Ion exchangeresins, consisting of polymer beads, chemically engineered to suit specific ion exchange reactions, are moved in the opposite direction to the water flow. These moving resin beads exchange their pre-loaded ions with the ions being removed from the wastewater solution.

In the adsorption column, for example, cation exchange resin beads with H+ ions surrounding their surfaces enter the exchange column from the top. These begin to replace the dissolved metallic ions in the contaminated water. As the water rises up the column and through the resin, it becomes less and less contaminated, while the resin becomes more loaded with the contaminating ions as it moves down.
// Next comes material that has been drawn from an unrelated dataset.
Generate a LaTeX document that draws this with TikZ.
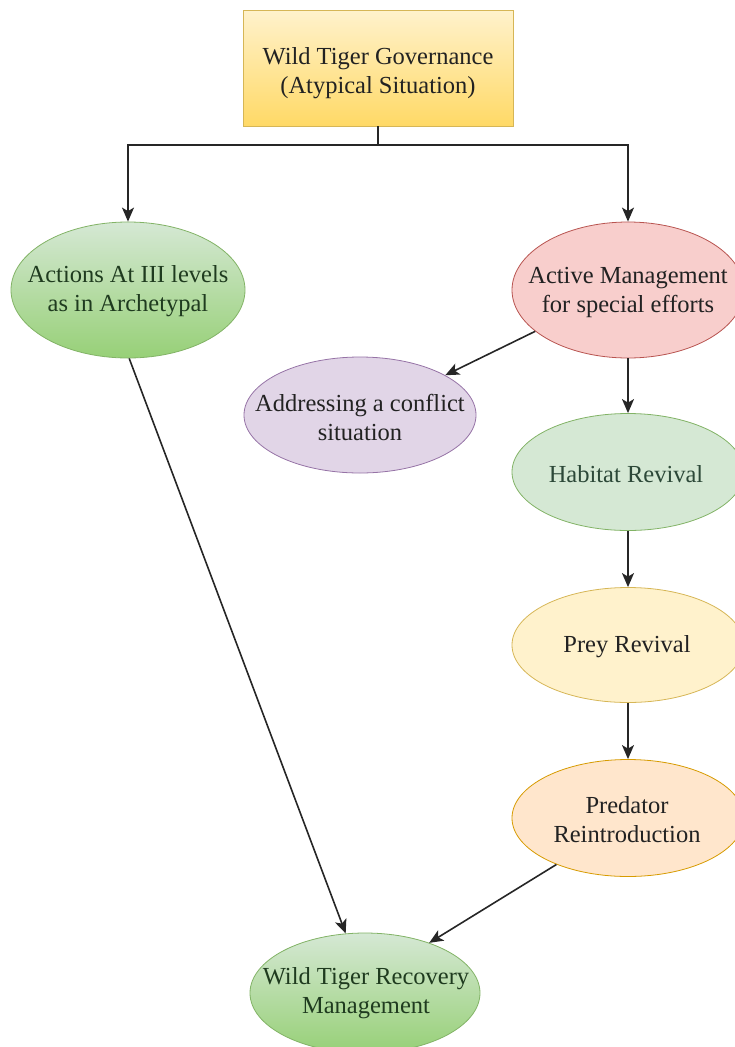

The loaded resin exits the adsorption column at the bottom and is then moved across to a desorption column. A reagent is added to the column, typically sulphuric acid for cation exchange resins, and air agitated. The acid in this example removes the metal ions from the resin (eg, Ca2+ ions) and replaces them with H+ ions from the acid. Once in solution, these ions immediately react with SO42- ions to form, for example, CaSO4 (gypsum), which precipitates as a solid.

The solution is passed over a screen to remove the solid particulates, while the resin, which is now regenerated (with H+ ions), drops into the wash column where it is washed via fluidisation before being transferred back to the loading column, completing a continuous transfer cycle.